Comment by kif
20 hours ago
But that's the problem. Something that can be so reliable at times, can also fail miserably at others. I've seen this in myself and colleagues of mine, where LLM use leads to faster burnout and higher cognitive load. You're not just coding anymore, you're thinking about what needs to be done, and then reviewing it as if someone else wrote the code.
LLMs are great for rapid prototyping, boilerplate, that kind of thing. I myself use them daily. But the amount of mistakes Claude makes is not negligible in my experience.
This is a fair observation, and I think it actually reinforces the argument. The burnout you're describing comes from treating AI output as "your code that happens to need review." It's not. It's a hypothesis. Once you reframe it that way, the workflow shifts: you invest more in tests, validation scenarios, acceptance criteria, clear specs. Less time writing code, more time defining what correct looks like. That's not extra work on top of engineering. That is the engineering now. The teams I've seen adapt best are the ones that made this shift explicit: the deliverable isn't the code, it's the proof that the code is right.
> I've seen this in myself and colleagues of mine, where LLM use leads to faster burnout and higher cognitive load.
This needs more attention. There's a lot of inhumanity in the modern workplace and modern economy, and that needs to be addressed.
AI is being dumped into the society of 2026, which is about extracting as much wealth as possible for the already-wealthy shareholder class. Any wealth, comfort, or security anyone else gets is basically a glitch that "should" be fixed.

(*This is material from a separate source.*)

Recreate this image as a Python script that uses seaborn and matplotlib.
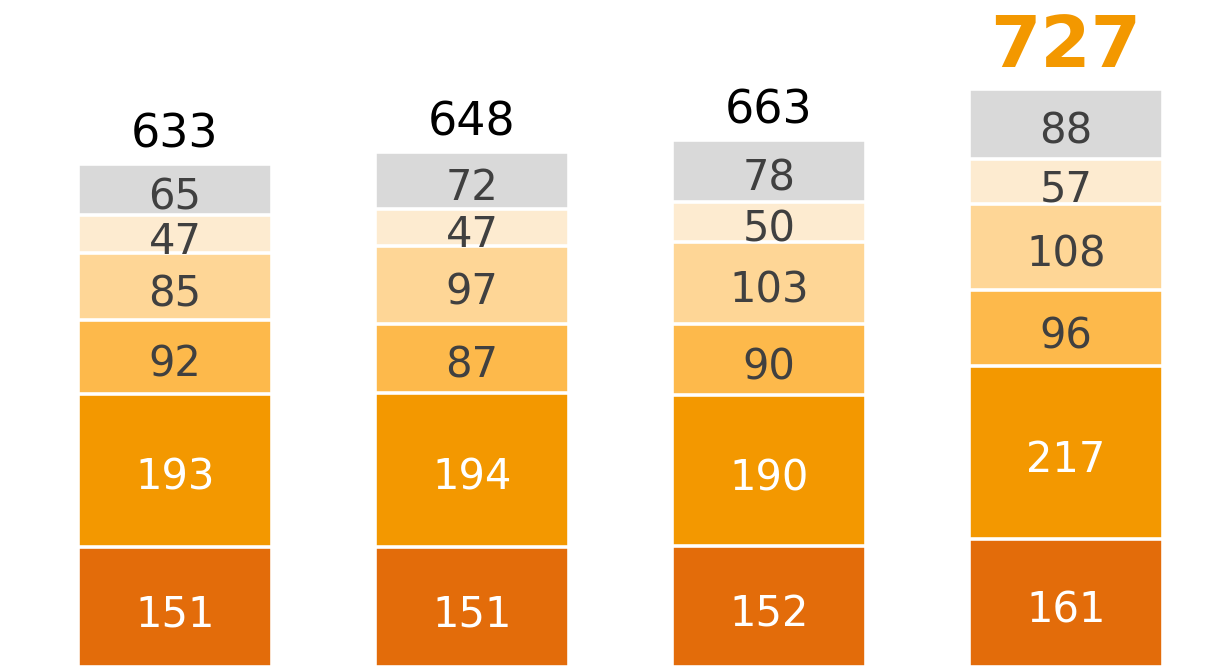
import numpy as np
import pandas as pd
import seaborn as sns
import matplotlib.pyplot as plt

# stacked values, bottom to top
periodos = ["P1", "P2", "P3", "P4"]
seg1 = [151, 151, 152, 161]
seg2 = [193, 194, 190, 217]
seg3 = [92, 87, 90, 96]
seg4 = [85, 97, 103, 108]
seg5 = [47, 47, 50, 57]
seg6 = [65, 72, 78, 88]
totais = [633, 648, 663, 727]

cores = ["#E36C0A", "#F39800", "#FDB94B", "#FED696", "#FDEBD0", "#D9D9D9"]
cor_texto = ["white", "white", "#404040", "#404040", "#404040", "#404040"]

segs = [seg1, seg2, seg3, seg4, seg5, seg6]
df = pd.DataFrame({"periodo": periodos})
cum = np.cumsum(np.array(segs), axis=0)
for i in range(len(segs)):
    df[f"c{i}"] = cum[i]

sns.set_theme(style="white")
fig = plt.figure(figsize=(12.11, 6.67), dpi=100)
ax = fig.add_axes([0, 0, 1, 1])

# draw cumulative bars from top down so each layer covers the one above
for i in reversed(range(len(segs))):
    sns.barplot(data=df, x="periodo", y=f"c{i}", color=cores[i], width=0.653,
                edgecolor="white", linewidth=2.6, saturation=1, ax=ax)

for j in range(len(periodos)):
    base = 0
    for i, s in enumerate(segs):
        ax.text(j, base + s[j] / 2 - 4, str(s[j]), ha="center", va="center_baseline",
                fontsize=30, color=cor_texto[i], family="DejaVu Sans")
        base += s[j]
    if j == len(periodos) - 1:
        ax.text(j, totais[j] + 28, str(totais[j]), ha="center", va="baseline",
                fontsize=52, fontweight="bold", color="#F39800", family="DejaVu Sans")
    else:
        ax.text(j, totais[j] + 21, str(totais[j]), ha="center", va="baseline",
                fontsize=33, color="black", family="DejaVu Sans")

ax.set_xlim(-0.589, 3.488)
ax.set_ylim(0, 839)
ax.axis("off")
fig.savefig("out.png", dpi=100)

AI is an attempt to fix the glitch of having a well-compensated and comfortable knowledge worker class (which includes software engineers). They'd rather have what few they need running hot and burning out, and a mass of idle people ready to take their place for bottom-dollar.

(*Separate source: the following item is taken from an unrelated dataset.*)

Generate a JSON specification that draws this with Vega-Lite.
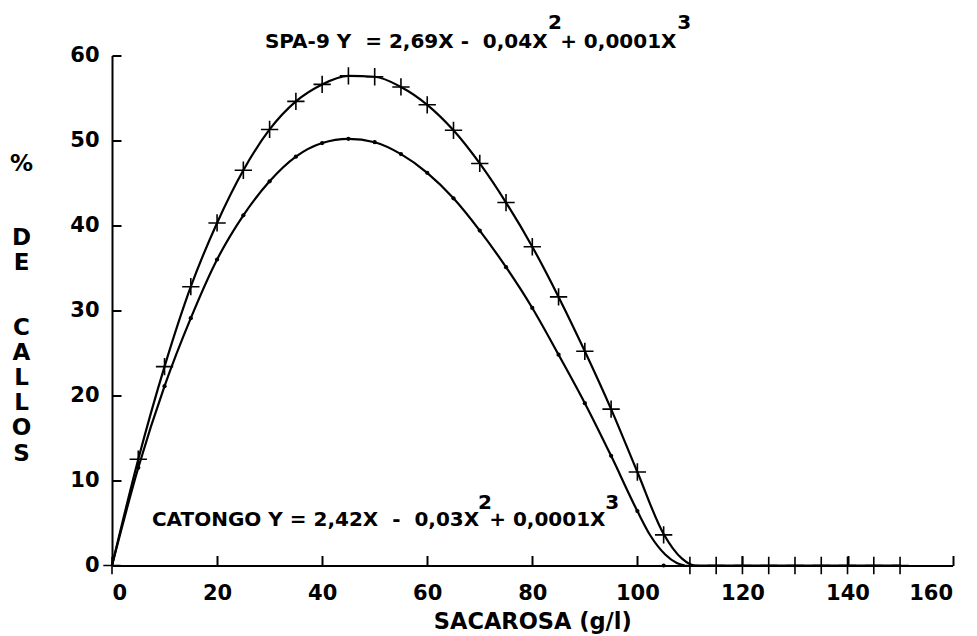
{
  "$schema": "https://vega.github.io/schema/vega-lite/v6.json",
  "width": 840.6,
  "height": 510,
  "autosize": "none",
  "padding": {"left": 112, "top": 55.5, "right": 24.4, "bottom": 70.5},
  "background": "white",
  "config": {
    "view": {"stroke": null},
    "font": "DejaVu Sans",
    "axis": {
      "domainColor": "black",
      "domainWidth": 2,
      "tickColor": "black",
      "tickWidth": 2,
      "labelColor": "black",
      "labelFont": "DejaVu Sans",
      "labelFontSize": 21,
      "labelFontWeight": "bold",
      "titleColor": "black",
      "titleFont": "DejaVu Sans",
      "titleFontWeight": "bold",
      "grid": false
    }
  },
  "resolve": {"axis": {"x": "independent", "y": "independent"}},
  "datasets": {
    "obs": [
      {"series": "SPA-9", "x": 0, "y": 0},
      {"series": "SPA-9", "x": 5, "y": 12.5},
      {"series": "SPA-9", "x": 10, "y": 23.4},
      {"series": "SPA-9", "x": 15, "y": 32.8},
      {"series": "SPA-9", "x": 20, "y": 40.3},
      {"series": "SPA-9", "x": 25, "y": 46.5},
      {"series": "SPA-9", "x": 30, "y": 51.3},
      {"series": "SPA-9", "x": 35, "y": 54.6},
      {"series": "SPA-9", "x": 40, "y": 56.6},
      {"series": "SPA-9", "x": 45, "y": 57.6},
      {"series": "SPA-9", "x": 50, "y": 57.5},
      {"series": "SPA-9", "x": 55, "y": 56.3},
      {"series": "SPA-9", "x": 60, "y": 54.2},
      {"series": "SPA-9", "x": 65, "y": 51.2},
      {"series": "SPA-9", "x": 70, "y": 47.3},
      {"series": "SPA-9", "x": 75, "y": 42.7},
      {"series": "SPA-9", "x": 80, "y": 37.5},
      {"series": "SPA-9", "x": 85, "y": 31.6},
      {"series": "SPA-9", "x": 90, "y": 25.2},
      {"series": "SPA-9", "x": 95, "y": 18.4},
      {"series": "SPA-9", "x": 100, "y": 11.0},
      {"series": "SPA-9", "x": 105, "y": 3.6},
      {"series": "SPA-9", "x": 110, "y": 0},
      {"series": "SPA-9", "x": 115, "y": 0},
      {"series": "SPA-9", "x": 120, "y": 0},
      {"series": "SPA-9", "x": 125, "y": 0},
      {"series": "SPA-9", "x": 130, "y": 0},
      {"series": "SPA-9", "x": 135, "y": 0},
      {"series": "SPA-9", "x": 140, "y": 0},
      {"series": "SPA-9", "x": 145, "y": 0},
      {"series": "SPA-9", "x": 150, "y": 0},
      {"series": "CATONGO", "x": 5, "y": 11.5},
      {"series": "CATONGO", "x": 10, "y": 21.1},
      {"series": "CATONGO", "x": 15, "y": 29.1},
      {"series": "CATONGO", "x": 20, "y": 36.0},
      {"series": "CATONGO", "x": 25, "y": 41.2},
      {"series": "CATONGO", "x": 30, "y": 45.2},
      {"series": "CATONGO", "x": 35, "y": 48.1},
      {"series": "CATONGO", "x": 40, "y": 49.7},
      {"series": "CATONGO", "x": 45, "y": 50.2},
      {"series": "CATONGO", "x": 50, "y": 49.8},
      {"series": "CATONGO", "x": 55, "y": 48.4},
      {"series": "CATONGO", "x": 60, "y": 46.2},
      {"series": "CATONGO", "x": 65, "y": 43.2},
      {"series": "CATONGO", "x": 70, "y": 39.4},
      {"series": "CATONGO", "x": 75, "y": 35.1},
      {"series": "CATONGO", "x": 80, "y": 30.3},
      {"series": "CATONGO", "x": 85, "y": 24.8},
      {"series": "CATONGO", "x": 90, "y": 19.1},
      {"series": "CATONGO", "x": 95, "y": 12.9},
      {"series": "CATONGO", "x": 100, "y": 6.4},
      {"series": "CATONGO", "x": 105, "y": 0}
    ],
    "fit": [
      {"series": "SPA-9", "x": 0, "y": 0},
      {"series": "SPA-9", "x": 5, "y": 12.5},
      {"series": "SPA-9", "x": 10, "y": 23.4},
      {"series": "SPA-9", "x": 15, "y": 32.8},
      {"series": "SPA-9", "x": 20, "y": 40.3},
      {"series": "SPA-9", "x": 25, "y": 46.5},
      {"series": "SPA-9", "x": 30, "y": 51.3},
      {"series": "SPA-9", "x": 35, "y": 54.6},
      {"series": "SPA-9", "x": 40, "y": 56.6},
      {"series": "SPA-9", "x": 45, "y": 57.6},
      {"series": "SPA-9", "x": 50, "y": 57.5},
      {"series": "SPA-9", "x": 55, "y": 56.3},
      {"series": "SPA-9", "x": 60, "y": 54.2},
      {"series": "SPA-9", "x": 65, "y": 51.2},
      {"series": "SPA-9", "x": 70, "y": 47.3},
      {"series": "SPA-9", "x": 75, "y": 42.7},
      {"series": "SPA-9", "x": 80, "y": 37.5},
      {"series": "SPA-9", "x": 85, "y": 31.6},
      {"series": "SPA-9", "x": 90, "y": 25.2},
      {"series": "SPA-9", "x": 95, "y": 18.4},
      {"series": "SPA-9", "x": 100, "y": 11.0},
      {"series": "SPA-9", "x": 105, "y": 3.7},
      {"series": "SPA-9", "x": 108.5, "y": 0.8},
      {"series": "SPA-9", "x": 111, "y": 0},
      {"series": "SPA-9", "x": 150, "y": 0},
      {"series": "CATONGO", "x": 0, "y": 0},
      {"series": "CATONGO", "x": 5, "y": 11.5},
      {"series": "CATONGO", "x": 10, "y": 21.1},
      {"series": "CATONGO", "x": 15, "y": 29.1},
      {"series": "CATONGO", "x": 20, "y": 36.0},
      {"series": "CATONGO", "x": 25, "y": 41.2},
      {"series": "CATONGO", "x": 30, "y": 45.2},
      {"series": "CATONGO", "x": 35, "y": 48.1},
      {"series": "CATONGO", "x": 40, "y": 49.7},
      {"series": "CATONGO", "x": 45, "y": 50.2},
      {"series": "CATONGO", "x": 50, "y": 49.8},
      {"series": "CATONGO", "x": 55, "y": 48.4},
      {"series": "CATONGO", "x": 60, "y": 46.2},
      {"series": "CATONGO", "x": 65, "y": 43.2},
      {"series": "CATONGO", "x": 70, "y": 39.4},
      {"series": "CATONGO", "x": 75, "y": 35.1},
      {"series": "CATONGO", "x": 80, "y": 30.3},
      {"series": "CATONGO", "x": 85, "y": 24.8},
      {"series": "CATONGO", "x": 90, "y": 19.1},
      {"series": "CATONGO", "x": 95, "y": 12.9},
      {"series": "CATONGO", "x": 100, "y": 6.4},
      {"series": "CATONGO", "x": 102.5, "y": 3.5},
      {"series": "CATONGO", "x": 105.3, "y": 1.3},
      {"series": "CATONGO", "x": 107.5, "y": 0.3},
      {"series": "CATONGO", "x": 109, "y": 0}
    ]
  },
  "layer": [
    {
      "data": {"name": "fit"},
      "mark": {"type": "line", "color": "black", "strokeWidth": 2.2, "interpolate": "monotone"},
      "encoding": {
        "x": {
          "field": "x", "type": "quantitative",
          "scale": {"domain": [0, 160], "nice": false, "zero": false},
          "axis": {
            "values": [0, 20, 40, 60, 80, 100, 120, 140, 160],
            "ticks": false,
            "labelPadding": 28,
            "labelBaseline": "middle",
            "title": "SACAROSA (g/l)",
            "titleFontSize": 22.5,
            "titlePadding": 7
          }
        },
        "y": {
          "field": "y", "type": "quantitative",
          "scale": {"domain": [0, 60], "nice": false},
          "axis": {
            "values": [0, 10, 20, 30, 40, 50, 60],
            "ticks": false,
            "labelPadding": 13,
            "title": ["D", "E"],
            "titleFontSize": 23,
            "titleAngle": 0,
            "titleAlign": "center",
            "titleBaseline": "middle",
            "titleLineHeight": 25,
            "titleX": -91,
            "titleY": 181.5
          }
        },
        "detail": {"field": "series"}
      }
    },
    {
      "data": {"name": "fit"},
      "mark": {"type": "line", "strokeOpacity": 0},
      "encoding": {
        "x": {
          "field": "x", "type": "quantitative",
          "axis": {
            "orient": "top",
            "offset": -510,
            "values": [20, 40, 60, 80, 100, 120, 140, 160],
            "domain": false,
            "labels": false,
            "tickSize": 10,
            "title": "%",
            "titleFontSize": 23,
            "titleAngle": 0,
            "titleAlign": "center",
            "titleBaseline": "middle",
            "titleX": -91,
            "titleY": -402.5
          }
        },
        "y": {
          "field": "y", "type": "quantitative",
          "axis": {
            "orient": "right",
            "offset": -840.6,
            "values": [10, 20, 30, 40, 50, 60],
            "domain": false,
            "labels": false,
            "tickSize": 9,
            "title": ["C", "A", "L", "L", "O", "S"],
            "titleFontSize": 23,
            "titleAngle": 0,
            "titleAlign": "center",
            "titleBaseline": "middle",
            "titleLineHeight": 25.2,
            "titleX": -91,
            "titleY": 271.5
          }
        },
        "detail": {"field": "series"}
      }
    },
    {
      "data": {"name": "obs"},
      "transform": [{"filter": "datum.series === 'SPA-9'"}],
      "mark": {"type": "point", "shape": "M-1,0L1,0M0,-1L0,1", "size": 300, "filled": false, "stroke": "black", "strokeWidth": 1.6, "opacity": 1},
      "encoding": {
        "x": {"field": "x", "type": "quantitative", "axis": null},
        "y": {"field": "y", "type": "quantitative", "axis": null}
      }
    },
    {
      "data": {"name": "obs"},
      "transform": [{"filter": "datum.series === 'CATONGO'"}],
      "mark": {"type": "point", "shape": "circle", "size": 18, "filled": true, "color": "black", "opacity": 1},
      "encoding": {
        "x": {"field": "x", "type": "quantitative", "axis": null},
        "y": {"field": "y", "type": "quantitative", "axis": null}
      }
    },
    {
      "data": {"values": [{"label": "SPA-9 Y\u00a0 = 2,69X -\u00a0 0,04X"}]},
      "mark": {"type": "text", "font": "DejaVu Sans", "fontSize": 20, "fontWeight": "bold", "align": "left", "baseline": "middle", "color": "black"},
      "encoding": {"text": {"field": "label"}, "x": {"datum": 29.1, "axis": null}, "y": {"datum": 61.6, "axis": null}}
    },
    {
      "data": {"values": [{"label": "+ 0,0001X"}]},
      "mark": {"type": "text", "font": "DejaVu Sans", "fontSize": 20, "fontWeight": "bold", "align": "left", "baseline": "middle", "color": "black"},
      "encoding": {"text": {"field": "label"}, "x": {"datum": 85.3, "axis": null}, "y": {"datum": 61.6, "axis": null}}
    },
    {
      "data": {"values": [{"label": "2"}]},
      "mark": {"type": "text", "font": "DejaVu Sans", "fontSize": 20, "fontWeight": "bold", "align": "center", "baseline": "middle", "color": "black"},
      "encoding": {"text": {"field": "label"}, "x": {"datum": 84.3, "axis": null}, "y": {"datum": 63.8, "axis": null}}
    },
    {
      "data": {"values": [{"label": "3"}]},
      "mark": {"type": "text", "font": "DejaVu Sans", "fontSize": 20, "fontWeight": "bold", "align": "center", "baseline": "middle", "color": "black"},
      "encoding": {"text": {"field": "label"}, "x": {"datum": 108.9, "axis": null}, "y": {"datum": 63.8, "axis": null}}
    },
    {
      "data": {"values": [{"label": "CATONGO Y = 2,42X\u00a0 -\u00a0 0,03X"}]},
      "mark": {"type": "text", "font": "DejaVu Sans", "fontSize": 20, "fontWeight": "bold", "align": "left", "baseline": "middle", "color": "black"},
      "encoding": {"text": {"field": "label"}, "x": {"datum": 7.6, "axis": null}, "y": {"datum": 5.3, "axis": null}}
    },
    {
      "data": {"values": [{"label": "+ 0,0001X"}]},
      "mark": {"type": "text", "font": "DejaVu Sans", "fontSize": 20, "fontWeight": "bold", "align": "left", "baseline": "middle", "color": "black"},
      "encoding": {"text": {"field": "label"}, "x": {"datum": 71.8, "axis": null}, "y": {"datum": 5.3, "axis": null}}
    },
    {
      "data": {"values": [{"label": "2"}]},
      "mark": {"type": "text", "font": "DejaVu Sans", "fontSize": 20, "fontWeight": "bold", "align": "center", "baseline": "middle", "color": "black"},
      "encoding": {"text": {"field": "label"}, "x": {"datum": 71.0, "axis": null}, "y": {"datum": 7.4, "axis": null}}
    },
    {
      "data": {"values": [{"label": "3"}]},
      "mark": {"type": "text", "font": "DejaVu Sans", "fontSize": 20, "fontWeight": "bold", "align": "center", "baseline": "middle", "color": "black"},
      "encoding": {"text": {"field": "label"}, "x": {"datum": 95.2, "axis": null}, "y": {"datum": 7.4, "axis": null}}
    }
  ]
}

This is a fair point. The cognitive load is real. Reviewing AI output is a different kind of exhausting than writing code yourself.

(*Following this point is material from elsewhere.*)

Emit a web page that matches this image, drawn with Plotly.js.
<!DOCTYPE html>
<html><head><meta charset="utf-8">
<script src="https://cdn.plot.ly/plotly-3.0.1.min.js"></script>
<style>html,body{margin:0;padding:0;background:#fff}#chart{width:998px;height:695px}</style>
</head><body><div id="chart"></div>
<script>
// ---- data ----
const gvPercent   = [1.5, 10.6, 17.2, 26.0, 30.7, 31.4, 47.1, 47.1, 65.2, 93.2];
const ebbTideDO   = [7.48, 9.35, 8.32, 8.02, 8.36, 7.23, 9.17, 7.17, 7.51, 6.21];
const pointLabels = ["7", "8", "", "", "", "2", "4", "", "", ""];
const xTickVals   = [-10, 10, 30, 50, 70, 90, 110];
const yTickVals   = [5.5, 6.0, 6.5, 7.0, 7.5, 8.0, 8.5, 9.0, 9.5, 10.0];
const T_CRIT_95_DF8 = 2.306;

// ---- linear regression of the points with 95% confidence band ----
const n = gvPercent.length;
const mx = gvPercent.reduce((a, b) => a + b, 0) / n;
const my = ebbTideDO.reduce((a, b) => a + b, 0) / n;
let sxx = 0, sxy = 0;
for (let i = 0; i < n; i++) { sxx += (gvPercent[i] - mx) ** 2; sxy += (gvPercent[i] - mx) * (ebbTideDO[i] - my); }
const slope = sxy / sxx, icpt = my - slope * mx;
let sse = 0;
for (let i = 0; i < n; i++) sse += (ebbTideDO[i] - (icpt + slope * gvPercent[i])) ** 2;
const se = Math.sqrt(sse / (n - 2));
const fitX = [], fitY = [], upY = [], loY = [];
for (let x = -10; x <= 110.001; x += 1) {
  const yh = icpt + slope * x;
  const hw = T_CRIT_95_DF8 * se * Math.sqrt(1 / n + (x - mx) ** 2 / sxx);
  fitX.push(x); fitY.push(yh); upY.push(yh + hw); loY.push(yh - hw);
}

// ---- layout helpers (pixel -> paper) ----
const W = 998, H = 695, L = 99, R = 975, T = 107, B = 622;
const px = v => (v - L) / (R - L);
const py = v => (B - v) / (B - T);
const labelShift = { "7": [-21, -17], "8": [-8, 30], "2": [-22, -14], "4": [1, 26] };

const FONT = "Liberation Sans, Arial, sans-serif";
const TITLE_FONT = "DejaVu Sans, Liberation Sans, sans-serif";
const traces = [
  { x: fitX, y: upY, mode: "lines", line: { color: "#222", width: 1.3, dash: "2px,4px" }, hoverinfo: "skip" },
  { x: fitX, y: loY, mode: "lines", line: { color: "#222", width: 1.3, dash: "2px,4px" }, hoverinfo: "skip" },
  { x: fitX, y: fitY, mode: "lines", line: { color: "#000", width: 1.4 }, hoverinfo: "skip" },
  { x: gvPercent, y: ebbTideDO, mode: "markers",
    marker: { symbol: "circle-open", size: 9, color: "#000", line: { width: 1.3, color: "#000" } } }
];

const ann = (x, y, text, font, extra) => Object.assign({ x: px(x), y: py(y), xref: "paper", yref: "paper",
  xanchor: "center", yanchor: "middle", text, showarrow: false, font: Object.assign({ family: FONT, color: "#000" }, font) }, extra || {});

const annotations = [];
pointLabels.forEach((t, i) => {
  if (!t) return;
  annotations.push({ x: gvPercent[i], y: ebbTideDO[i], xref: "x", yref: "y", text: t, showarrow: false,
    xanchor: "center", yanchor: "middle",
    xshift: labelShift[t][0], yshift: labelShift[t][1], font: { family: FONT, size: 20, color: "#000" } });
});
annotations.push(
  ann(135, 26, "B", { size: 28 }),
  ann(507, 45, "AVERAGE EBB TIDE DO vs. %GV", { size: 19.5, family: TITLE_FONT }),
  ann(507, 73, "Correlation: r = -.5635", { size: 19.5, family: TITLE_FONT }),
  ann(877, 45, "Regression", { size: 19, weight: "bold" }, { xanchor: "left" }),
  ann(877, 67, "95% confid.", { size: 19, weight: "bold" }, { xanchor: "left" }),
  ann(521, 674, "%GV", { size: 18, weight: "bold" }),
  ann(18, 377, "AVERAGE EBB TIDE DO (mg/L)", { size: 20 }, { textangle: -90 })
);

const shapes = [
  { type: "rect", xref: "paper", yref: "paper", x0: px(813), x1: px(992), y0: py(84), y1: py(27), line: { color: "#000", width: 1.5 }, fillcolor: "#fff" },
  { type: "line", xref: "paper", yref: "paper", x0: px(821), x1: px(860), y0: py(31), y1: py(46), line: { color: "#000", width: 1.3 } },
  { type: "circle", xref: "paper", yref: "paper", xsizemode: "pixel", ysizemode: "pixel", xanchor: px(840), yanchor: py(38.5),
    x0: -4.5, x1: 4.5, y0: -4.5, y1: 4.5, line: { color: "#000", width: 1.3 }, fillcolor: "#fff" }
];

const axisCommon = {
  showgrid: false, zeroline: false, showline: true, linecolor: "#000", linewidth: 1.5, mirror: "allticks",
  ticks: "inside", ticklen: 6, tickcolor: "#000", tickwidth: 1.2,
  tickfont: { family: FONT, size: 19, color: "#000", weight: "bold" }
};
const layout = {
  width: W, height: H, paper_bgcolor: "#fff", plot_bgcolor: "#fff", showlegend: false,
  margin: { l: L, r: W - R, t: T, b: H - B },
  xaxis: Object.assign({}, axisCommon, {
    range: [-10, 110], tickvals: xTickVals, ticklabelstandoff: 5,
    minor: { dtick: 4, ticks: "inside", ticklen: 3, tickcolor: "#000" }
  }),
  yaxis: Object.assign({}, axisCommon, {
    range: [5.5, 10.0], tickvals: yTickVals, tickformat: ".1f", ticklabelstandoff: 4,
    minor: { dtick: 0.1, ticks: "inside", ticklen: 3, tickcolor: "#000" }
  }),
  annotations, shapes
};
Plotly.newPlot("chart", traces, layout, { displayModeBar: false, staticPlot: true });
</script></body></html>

Even when the output is "guided," I don't trust it. I still review every single line. Every statement. I need to understand what the hell is going on before it goes anywhere. That's non-negotiable. I think it gets better as you build tighter feedback loops and better testing around it, but I won't pretend it's effortless.
You are correct, but this is not a new role. AI effectively makes all of us tech leads.
Prototyping is a perfectly fine use of LLMs - its easier to see a closer-to-finished good than one that is not.
But that won't generate the returns Model producers need :) This is the issue. So they will keep pushing nonsense.